None did as much damage as his leadoff HR in the first, a ball that STATCAST hadn’t quite gotten around to time, but a homer that disappeared far and fast beyond the left-field wall. It came on an 89-mph four-seamer from Pirates lefty Tyler Anderson.
Akil Baddoo, who seems each day to impress in some fashion as spring’s best Tigers rookie story evolves, had a pair of walks on 3-2 pitches, stole a base, and scored a run. He started in center field.
The long at-bats and walks particularly cheered Hinch.
“It’s helped with our evaluation of him,” Hinch said. “He’s in control of that at-bat when he can remain patient, or show a very good approach with two strikes.
“It’s been good to see that. As a young player, generally, you expect them to be a little more free-swinging and less patient. But I think he’s shown he can be very confident of going deep into a count.
“At no time does he go up there passive. And yet, he doesn’t swing at things he can’t handle.”
Clemens clicking
Kody Clemens has a problem. Rather, he had a problem.
He is a second baseman. So is Jonathan Schoop, the Tigers’ current starter there. And so, too, as he has begun shifting comfortably to the infield’s right side, is Isaac Paredes.
Where that leaves Clemens, beyond a prospect who might or might not be in the Tigers’ long-term plans, is a question Clemens might be answering, with help from the Tigers manager and front office.
Clemens had a hard double against the left-center field fence Friday. In his next at-bat he ripped a 104.4-single to center, the third-hardest hit pitch of the game.
The Tigers have, of course, made it known Clemens will be playing some first base as spring camp continues through April ahead of the minor-league season beginning in April.
Hinch is all aboard with Clemens, who three years ago was the first player taken in the MLB Draft’s third round.
“I think he has an intriguing game,” Hinch said. “We’ll introduce him some at first base so he can work his way up. He’s a fun guy to have around, with a high baseball IQ, and promise.
“He can absolutely do it,” Hinch said of Clemens’ part-time — for now — shift to first. “To me, it’s our obligation to open avenues for guys to make the big leagues.”
Around the horn
Harold Castro had an awkward slide during a doubly awkward double-play in the fifth inning that was scored — yes — 8-5-4-5-5-4.
He had singled to center, following a walk to Spencer Torkelson and an earlier single from Renato Nunez.
Torkelson ended up cut down in a rundown ahead of third and Castro had the same fate after his twisted slide into second.
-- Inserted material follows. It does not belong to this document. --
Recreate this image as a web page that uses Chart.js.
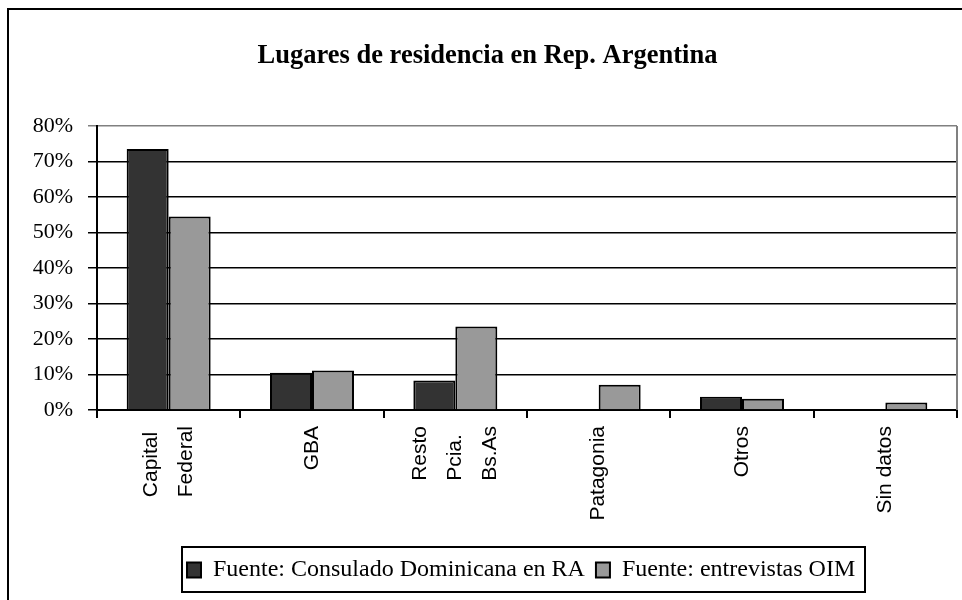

He lay on the ground for long moments as the Tigers training staff raced to assist.
Castro got up, eventually, and slowly. Hinch said he expects Castro to be fine.
… Dillon Dingler had two hits in two at-bats Friday, one of which knocked in the Tigers’ final run. It was scored by Ryan Kreidler, the shortstop prospect, who had earlier lashed a hard single to center. Kreidler is batting .429 on the spring with a 1.500 OPS.
… Erasmo Ramirez (1⅔ innings, no hits, two strikeouts), Ian Krol (one inning, one hit, one strikeout), and Kyle Funkhouser (one inning, zeros) finished the Tigers’ pitching turns Friday once Boyd departed.
Lynn Henning is a freelance writer and a retired Detroit News sportswriter.